◆ **DATA LINES**
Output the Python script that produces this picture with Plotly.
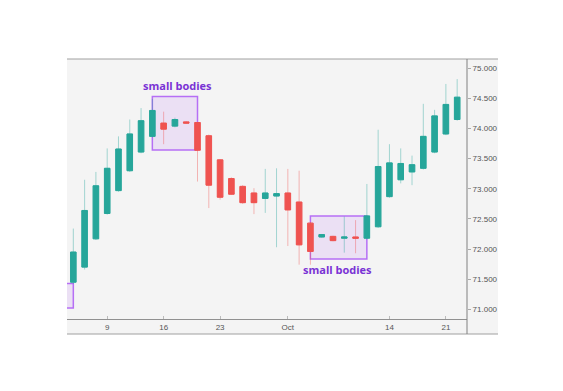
import plotly.graph_objects as go

dates = ['2019-09-04','2019-09-05','2019-09-06','2019-09-09','2019-09-10','2019-09-11','2019-09-12',
         '2019-09-13','2019-09-16','2019-09-17','2019-09-18','2019-09-19','2019-09-20','2019-09-23',
         '2019-09-24','2019-09-25','2019-09-26','2019-09-27','2019-09-30','2019-10-01','2019-10-02',
         '2019-10-03','2019-10-04','2019-10-07','2019-10-08','2019-10-09','2019-10-10','2019-10-11',
         '2019-10-14','2019-10-15','2019-10-16','2019-10-17','2019-10-18','2019-10-21','2019-10-22']
opens  = [71.45,71.70,72.17,72.59,72.97,73.30,73.61,73.87,74.09,74.04,74.11,74.10,73.88,73.48,
          73.17,73.04,72.93,72.84,72.88,72.93,72.78,72.43,72.20,72.21,72.18,72.20,72.18,72.37,
          72.87,73.15,73.28,73.34,73.61,73.91,74.15]
highs  = [72.34,73.15,73.28,73.67,73.87,74.15,74.34,74.49,74.28,74.18,74.12,74.11,73.90,73.49,
          73.19,73.06,73.01,73.33,73.34,73.33,73.30,72.45,72.25,72.22,72.54,72.48,73.08,73.98,
          73.74,73.67,73.55,74.41,74.31,74.74,74.82]
lows   = [71.42,71.66,72.15,72.57,72.95,73.28,73.59,73.85,73.74,74.02,74.08,73.12,72.68,72.82,
          72.90,72.75,72.58,72.60,72.03,72.05,71.74,71.74,72.19,72.13,71.94,71.93,72.16,72.35,
          72.85,73.09,73.06,73.32,73.59,73.89,74.13]
closes = [71.95,72.64,73.05,73.34,73.66,73.91,74.13,74.30,73.99,74.15,74.09,73.64,73.06,72.86,
          72.91,72.77,72.77,72.93,72.92,72.65,72.07,71.96,72.24,72.14,72.20,72.18,72.55,73.37,
          73.43,73.42,73.40,73.87,74.21,74.40,74.52]

tick_dates = ['2019-09-09','2019-09-16','2019-09-23','2019-10-01','2019-10-14','2019-10-21']
tick_text = ['9','16','23','Oct','14','21']
y_ticks = [71.0,71.5,72.0,72.5,73.0,73.5,74.0,74.5,75.0]

# highlighted regions: (x start, x end, y low, y high)
box1 = ('2019-09-13','2019-09-19',73.645,74.53)
box2 = ('2019-10-03','2019-10-10',71.835,72.548)
box0 = (-2,'2019-09-04',71.02,71.43)
label_text = 'small bodies'

GREEN = '#26a69a'
RED = '#ef5350'
GREEN_W = 'rgba(38,166,154,0.4)'
RED_W = 'rgba(239,83,80,0.4)'

body_hi = [max(o, c) for o, c in zip(opens, closes)]
body_lo = [min(o, c) for o, c in zip(opens, closes)]

fig = go.Figure()
# wicks (light)
fig.add_trace(go.Candlestick(
    x=dates, open=opens, high=highs, low=lows, close=closes,
    increasing=dict(line=dict(color=GREEN_W, width=1), fillcolor='rgba(0,0,0,0)'),
    decreasing=dict(line=dict(color=RED_W, width=1), fillcolor='rgba(0,0,0,0)'),
    showlegend=False, hoverinfo='skip'))
# bodies (solid)
fig.add_trace(go.Candlestick(
    x=dates, open=opens, high=body_hi, low=body_lo, close=closes,
    increasing=dict(line=dict(color=GREEN, width=1), fillcolor=GREEN),
    decreasing=dict(line=dict(color=RED, width=1), fillcolor=RED),
    showlegend=False))

shapes = []
# chart frame background
shapes.append(dict(type='rect', xref='paper', yref='paper', x0=0, x1=1.0775, y0=-0.0577, y1=1,
                   fillcolor='#f4f4f4', line=dict(width=0), layer='below'))
shapes.append(dict(type='line', xref='paper', yref='paper', x0=0, x1=1.0775, y0=1, y1=1,
                   line=dict(color='#a0a0a0', width=1)))
shapes.append(dict(type='line', xref='paper', yref='paper', x0=0, x1=1.0775, y0=-0.0577, y1=-0.0577,
                   line=dict(color='#a0a0a0', width=1)))
shapes.append(dict(type='line', xref='paper', yref='paper', x0=1, x1=1, y0=-0.0577, y1=1,
                   line=dict(color='#808080', width=1)))
for b in (box0, box1, box2):
    shapes.append(dict(type='rect', xref='x', yref='y', x0=b[0], x1=b[1], y0=b[2], y1=b[3],
                       fillcolor='rgba(215,180,245,0.3)', line=dict(color='#b66ff5', width=1.5),
                       layer='below'))

annotations = [
    dict(x=9.2, y=box1[3], xref='x', yref='y', text=f'<b>{label_text}</b>',
         showarrow=False, yanchor='bottom', yshift=2, xanchor='center',
         font=dict(family='Open Sans', size=11, color='#7a32d4')),
    dict(x=23.36, y=box2[2], xref='x', yref='y', text=f'<b>{label_text}</b>',
         showarrow=False, yanchor='top', yshift=-1, xanchor='center',
         font=dict(family='Open Sans', size=11, color='#7a32d4')),
]

fig.update_layout(
    width=563, height=391,
    margin=dict(l=59, r=104, t=51, b=80),
    paper_bgcolor='white', plot_bgcolor='#f4f4f4',
    shapes=shapes, annotations=annotations,
    showlegend=False,
    xaxis=dict(type='category', range=[-0.56, 34.87], rangeslider=dict(visible=False),
               tickvals=tick_dates, ticktext=tick_text, showgrid=False, zeroline=False,
               showline=True, linecolor='#909090', linewidth=1,
               ticks='inside', ticklen=3, tickcolor='#bbbbbb',
               tickfont=dict(family='Liberation Sans', size=8, color='#555555')),
    yaxis=dict(side='right', range=[70.839, 75.154], tickvals=y_ticks, tickformat='.3f',
               showgrid=False, zeroline=False, showline=False,
               ticks='outside', ticklen=3, tickcolor='#aaaaaa',
               tickfont=dict(family='Liberation Sans', size=8, color='#555555')),
)

fig.write_html('out.html')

◆ **AIM**
Pictures are excluded; extract exactly the lines from the start of the data through the line that holds "import plotly.graph_objects as go", both ends included.

◆ **FULL OUTPUT**
Output the Python script that produces this picture with Plotly.
import plotly.graph_objects as go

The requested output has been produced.